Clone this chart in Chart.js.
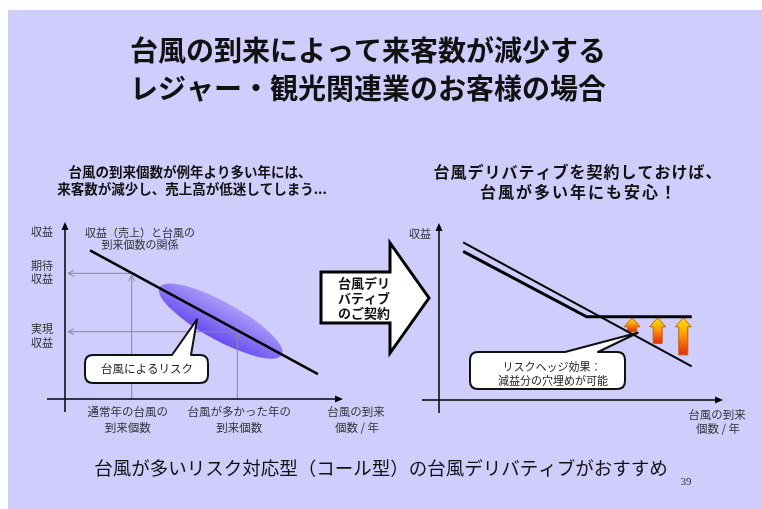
<!DOCTYPE html>
<html lang="ja">
<head>
<meta charset="utf-8">
<script src="https://cdn.jsdelivr.net/npm/chart.js@4.4.1/dist/chart.umd.min.js"></script>
<style>
    html, body { margin: 0; padding: 0; background: #fff; }
    #slide { position: relative; width: 762px; height: 509px; overflow: hidden; background: #fff; }
    #bg { position: absolute; left: 8px; top: 10px; right: 0; bottom: 0; background: #cfcdfc; }
    canvas { position: absolute; left: 0; top: 0; }
</style>
</head>
<body>
<div id="slide">
    <div id="bg"></div>
    <canvas id="before" width="762" height="509"></canvas>
    <canvas id="after" width="762" height="509"></canvas>
</div>
<script>
const FONT = '"Noto Sans CJK JP", "Noto Sans", sans-serif'

// left: revenue falls as the number of typhoons rises
const revenueX = [0.9, 9.1]
const revenueY = [8.4, 1.4]
const riskX = [3.4, 7.8]
const riskY = [6.3, 2.5]
const normalYear = { x: 2.4, y: 7.1 }
const stormyYear = { x: 6.2, y: 3.8 }
const riskPointer = { x: 4.75, y: 4.5 }

// right: same revenue with a call-type typhoon derivative
const plainX = [0.85, 8.9]
const plainY = [8.9, 1.9]
const hedgedX = [0.85, 5.2, 8.9]
const hedgedY = [8.4, 4.7, 4.7]
const payoutX = [6.8, 7.7, 8.6]
const payoutFrom = [3.85, 3.2, 2.55]
const payoutTo = [4.7, 4.7, 4.7]
const hedgePointer = { x: 7.0, y: 3.8 }

// texts
const titleLines = ["台風の到来によって来客数が減少する", "レジャー・観光関連業のお客様の場合"]
const leftHeader = ["台風の到来個数が例年より多い年には、", "来客数が減少し、売上高が低迷してしまう..."]
const rightHeader = ["台風デリバティブを契約しておけば、", "台風が多い年にも安心！"]
const yAxisTitle = "収益"
const expectedLabel = ["期待", "収益"]
const realizedLabel = ["実現", "収益"]
const relationLabel = ["収益（売上）と台風の", "到来個数の関係"]
const normalYearLabel = ["通常年の台風の", "到来個数"]
const stormyYearLabel = ["台風が多かった年の", "到来個数"]
const xAxisTitle = ["台風の到来", "個数 / 年"]
const riskNote = "台風によるリスク"
const hedgeNote = ["リスクヘッジ効果：", "減益分の穴埋めが可能"]
const contractLabel = ["台風デリ", "バティブ", "のご契約"]
const footer = "台風が多いリスク対応型（コール型）の台風デリバティブがおすすめ"
const pageNo = "39"

const text = (ctx, str, x, y, size, opts = {}) => {
    ctx.save()
    ctx.font = `${opts.bold ? "bold " : ""}${size}px ${opts.family || FONT}`
    ctx.fillStyle = opts.color || "#111"
    ctx.textAlign = opts.align || "center"
    ctx.textBaseline = "middle"
    if (opts.spacing) ctx.letterSpacing = opts.spacing + "px"
    ctx.fillText(str, x, y)
    ctx.restore()
}

const axisArrow = (ctx, x1, y1, x2, y2) => {
    const a = Math.atan2(y2 - y1, x2 - x1)
    ctx.save()
    ctx.strokeStyle = "#000"
    ctx.fillStyle = "#000"
    ctx.lineWidth = 1.5
    ctx.beginPath()
    ctx.moveTo(x1, y1)
    ctx.lineTo(x2 - 5 * Math.cos(a), y2 - 5 * Math.sin(a))
    ctx.stroke()
    ctx.translate(x2, y2)
    ctx.rotate(a)
    ctx.beginPath()
    ctx.moveTo(0, 0)
    ctx.lineTo(-8, -3.5)
    ctx.lineTo(-8, 3.5)
    ctx.closePath()
    ctx.fill()
    ctx.restore()
}

const guide = (ctx, x1, y1, x2, y2) => {
    const a = Math.atan2(y2 - y1, x2 - x1)
    ctx.save()
    ctx.strokeStyle = "#8686a4"
    ctx.lineWidth = 1
    ctx.beginPath()
    ctx.moveTo(x1, y1)
    ctx.lineTo(x2, y2)
    ctx.stroke()
    ctx.translate(x2, y2)
    ctx.rotate(a)
    ctx.beginPath()
    ctx.moveTo(-6, -3)
    ctx.lineTo(0, 0)
    ctx.lineTo(-6, 3)
    ctx.stroke()
    ctx.restore()
}

// rounded box with a pointer tail on its top edge
const callout = (ctx, box, tail, tip) => {
    const { l, t, r, b } = box
    const rad = 8
    ctx.save()
    ctx.beginPath()
    ctx.moveTo(l + rad, t)
    ctx.lineTo(tail[0], t)
    ctx.lineTo(tip.x, tip.y)
    ctx.lineTo(tail[1], t)
    ctx.lineTo(r - rad, t)
    ctx.quadraticCurveTo(r, t, r, t + rad)
    ctx.lineTo(r, b - rad)
    ctx.quadraticCurveTo(r, b, r - rad, b)
    ctx.lineTo(l + rad, b)
    ctx.quadraticCurveTo(l, b, l, b - rad)
    ctx.lineTo(l, t + rad)
    ctx.quadraticCurveTo(l, t, l + rad, t)
    ctx.closePath()
    ctx.fillStyle = "#fff"
    ctx.fill()
    ctx.lineWidth = 2
    ctx.lineJoin = "round"
    ctx.strokeStyle = "#111"
    ctx.stroke()
    ctx.restore()
}

const upArrow = (ctx, cx, top, bottom) => {
    const headW = 16, shaftW = 9, headH = 9
    const g = ctx.createLinearGradient(0, top, 0, bottom)
    g.addColorStop(0, "#ffe800")
    g.addColorStop(0.45, "#ff9c00")
    g.addColorStop(1, "#e8280c")
    ctx.save()
    ctx.beginPath()
    ctx.moveTo(cx, top)
    ctx.lineTo(cx + headW / 2, top + headH)
    ctx.lineTo(cx + shaftW / 2, top + headH)
    ctx.lineTo(cx + shaftW / 2, bottom)
    ctx.lineTo(cx - shaftW / 2, bottom)
    ctx.lineTo(cx - shaftW / 2, top + headH)
    ctx.lineTo(cx - headW / 2, top + headH)
    ctx.closePath()
    ctx.fillStyle = g
    ctx.fill()
    ctx.strokeStyle = "#c0620a"
    ctx.lineWidth = 1
    ctx.stroke()
    ctx.restore()
}

const beforePlugin = {
    id: "beforeDeco",
    beforeDatasetsDraw(chart) {
        const { ctx, scales: { x, y } } = chart
        const x0 = x.getPixelForValue(0)
        const y0 = y.getPixelForValue(0)

        // risk band along the revenue line
        const ax = x.getPixelForValue(riskX[0]), ay = y.getPixelForValue(riskY[0])
        const bx = x.getPixelForValue(riskX[1]), by = y.getPixelForValue(riskY[1])
        const ang = Math.atan2(by - ay, bx - ax)
        const half = Math.hypot(bx - ax, by - ay) / 2
        ctx.save()
        ctx.translate((ax + bx) / 2, (ay + by) / 2)
        ctx.rotate(ang)
        const g = ctx.createLinearGradient(0, -19, 0, 19)
        g.addColorStop(0, "#ab9af8")
        g.addColorStop(1, "#6a4ef0")
        ctx.beginPath()
        ctx.ellipse(0, 0, half, 19, 0, 0, Math.PI * 2)
        ctx.fillStyle = g
        ctx.fill()
        ctx.restore()

        // guides: normal year and stormy year
        for (const p of [normalYear, stormyYear]) {
            const px = x.getPixelForValue(p.x)
            const py = y.getPixelForValue(p.y)
            guide(ctx, px, py, x0 + 3, py)
            guide(ctx, px, y0, px, py + 2)
        }

        axisArrow(ctx, x0, y0 + 13, x0, chart.chartArea.top)
        axisArrow(ctx, x0 - 18, y0, chart.chartArea.right, y0)
    },
    afterDatasetsDraw(chart) {
        const { ctx, scales: { x, y } } = chart
        const x0 = x.getPixelForValue(0)
        const y0 = y.getPixelForValue(0)
        const top = chart.chartArea.top

        // callout for the risk band
        const tip = { x: x.getPixelForValue(riskPointer.x), y: y.getPixelForValue(riskPointer.y) }
        callout(ctx, { l: 85, t: 355, r: 208, b: 383 }, [172, 191], tip)
        text(ctx, riskNote, 147, 369, 11.5, { color: "#222" })

        // axis labels
        const lx = x0 - 23
        text(ctx, yAxisTitle, lx, top + 10, 11, { color: "#333" })
        const ey = y.getPixelForValue(normalYear.y)
        text(ctx, expectedLabel[0], lx, ey - 8, 11, { color: "#333" })
        text(ctx, expectedLabel[1], lx, ey + 5, 11, { color: "#333" })
        const ry = y.getPixelForValue(stormyYear.y)
        text(ctx, realizedLabel[0], lx, ry - 3, 11, { color: "#333" })
        text(ctx, realizedLabel[1], lx, ry + 11, 11, { color: "#333" })
        text(ctx, relationLabel[0], 140, top + 11, 11, { color: "#333" })
        text(ctx, relationLabel[1], 140, top + 23, 11, { color: "#333" })

        const nx = x.getPixelForValue(normalYear.x)
        const sx = x.getPixelForValue(stormyYear.x)
        text(ctx, normalYearLabel[0], nx - 4, y0 + 13, 11.5, { color: "#333" })
        text(ctx, normalYearLabel[1], nx - 4, y0 + 29, 11.5, { color: "#333" })
        text(ctx, stormyYearLabel[0], sx + 2, y0 + 13, 11.5, { color: "#333" })
        text(ctx, stormyYearLabel[1], sx + 2, y0 + 29, 11.5, { color: "#333" })
        text(ctx, xAxisTitle[0], 356, y0 + 13, 11.5, { color: "#333" })
        text(ctx, xAxisTitle[1], 357, y0 + 29, 11.5, { color: "#333" })

        // page texts
        text(ctx, titleLines[0], 368, 50, 28, { bold: true })
        text(ctx, titleLines[1], 368, 88, 28, { bold: true })
        text(ctx, leftHeader[0], 190, 172, 13.5, { bold: true })
        text(ctx, leftHeader[1], 192, 189, 13.5, { bold: true })
        text(ctx, footer, 381, 468, 18.5)
        text(ctx, pageNo, 686, 482, 11, { family: '"Liberation Serif", serif', color: "#333" })

        // block arrow between the two panels
        ctx.save()
        ctx.beginPath()
        ctx.moveTo(321, 272)
        ctx.lineTo(390, 272)
        ctx.lineTo(390, 243)
        ctx.lineTo(429, 298)
        ctx.lineTo(390, 353)
        ctx.lineTo(390, 323)
        ctx.lineTo(321, 323)
        ctx.closePath()
        ctx.fillStyle = "#fff"
        ctx.fill()
        ctx.lineWidth = 3
        ctx.lineJoin = "miter"
        ctx.strokeStyle = "#000"
        ctx.stroke()
        ctx.restore()
        contractLabel.forEach((s, i) => text(ctx, s, 364, 283 + i * 15, 13, { bold: true }))
    },
}

const afterPlugin = {
    id: "afterDeco",
    beforeDatasetsDraw(chart) {
        const { ctx, scales: { x, y } } = chart
        const x0 = x.getPixelForValue(0)
        const y0 = y.getPixelForValue(0)

        payoutX.forEach((v, i) => {
            upArrow(ctx, x.getPixelForValue(v), y.getPixelForValue(payoutTo[i]) + 1, y.getPixelForValue(payoutFrom[i]))
        })

        axisArrow(ctx, x0, y0 + 13, x0, chart.chartArea.top)
        axisArrow(ctx, x0 - 17, y0, chart.chartArea.right, y0)
    },
    afterDatasetsDraw(chart) {
        const { ctx, scales: { x, y } } = chart
        const x0 = x.getPixelForValue(0)
        const y0 = y.getPixelForValue(0)

        const tip = { x: x.getPixelForValue(hedgePointer.x), y: y.getPixelForValue(hedgePointer.y) }
        callout(ctx, { l: 470, t: 352, r: 625, b: 389 }, [565, 598], tip)
        text(ctx, hedgeNote[0], 552, 367, 11, { color: "#222" })
        text(ctx, hedgeNote[1], 553, 381, 11, { color: "#222" })

        text(ctx, yAxisTitle, x0 - 19, chart.chartArea.top + 11, 11, { color: "#333" })
        text(ctx, xAxisTitle[0], 717, y0 + 15, 11.5, { color: "#333" })
        text(ctx, xAxisTitle[1], 718, y0 + 29, 11.5, { color: "#333" })

        text(ctx, rightHeader[0], 578, 172, 16, { bold: true, spacing: 1 })
        text(ctx, rightHeader[1], 579, 192, 16, { bold: true, spacing: 2 })
    },
}

const hiddenScales = {
    x: { type: "linear", min: 0, max: 10, display: false },
    y: { type: "linear", min: 0, max: 10, display: false },
}

const baseOptions = (padding) => ({
    responsive: false,
    animation: false,
    events: [],
    layout: { padding },
    scales: hiddenScales,
    plugins: { legend: { display: false }, tooltip: { enabled: false } },
})

const points = (xs, ys) => xs.map((x, i) => ({ x, y: ys[i] }))

new Chart(document.getElementById("before"), {
    type: "scatter",
    data: {
        datasets: [
            {
                data: points(revenueX, revenueY),
                showLine: true,
                borderColor: "#000",
                borderWidth: 2.5,
                pointRadius: 0,
                clip: false,
            },
        ],
    },
    options: baseOptions({ left: 65, top: 222, right: 419, bottom: 110 }),
    plugins: [beforePlugin],
})

new Chart(document.getElementById("after"), {
    type: "scatter",
    data: {
        datasets: [
            {
                data: points(plainX, plainY),
                showLine: true,
                borderColor: "#000",
                borderWidth: 2,
                pointRadius: 0,
                clip: false,
            },
            {
                data: points(hedgedX, hedgedY),
                showLine: true,
                borderColor: "#000",
                borderWidth: 3,
                pointRadius: 0,
                clip: false,
            },
        ],
    },
    options: baseOptions({ left: 439, top: 223, right: 39, bottom: 109 }),
    plugins: [afterPlugin],
})
</script>
</body>
</html>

-------

Written problem: Exactly restate the lines from the beginning of the data through the line with "4.75, y: 4.5", and no others, keeping pictures out.

Answer to this exercise:
Clone this chart in Chart.js.
<!DOCTYPE html>
<html lang="ja">
<head>
<meta charset="utf-8">
<script src="https://cdn.jsdelivr.net/npm/chart.js@4.4.1/dist/chart.umd.min.js"></script>
<style>
    html, body { margin: 0; padding: 0; background: #fff; }
    #slide { position: relative; width: 762px; height: 509px; overflow: hidden; background: #fff; }
    #bg { position: absolute; left: 8px; top: 10px; right: 0; bottom: 0; background: #cfcdfc; }
    canvas { position: absolute; left: 0; top: 0; }
</style>
</head>
<body>
<div id="slide">
    <div id="bg"></div>
    <canvas id="before" width="762" height="509"></canvas>
    <canvas id="after" width="762" height="509"></canvas>
</div>
<script>
const FONT = '"Noto Sans CJK JP", "Noto Sans", sans-serif'

// left: revenue falls as the number of typhoons rises
const revenueX = [0.9, 9.1]
const revenueY = [8.4, 1.4]
const riskX = [3.4, 7.8]
const riskY = [6.3, 2.5]
const normalYear = { x: 2.4, y: 7.1 }
const stormyYear = { x: 6.2, y: 3.8 }
const riskPointer = { x: 4.75, y: 4.5 }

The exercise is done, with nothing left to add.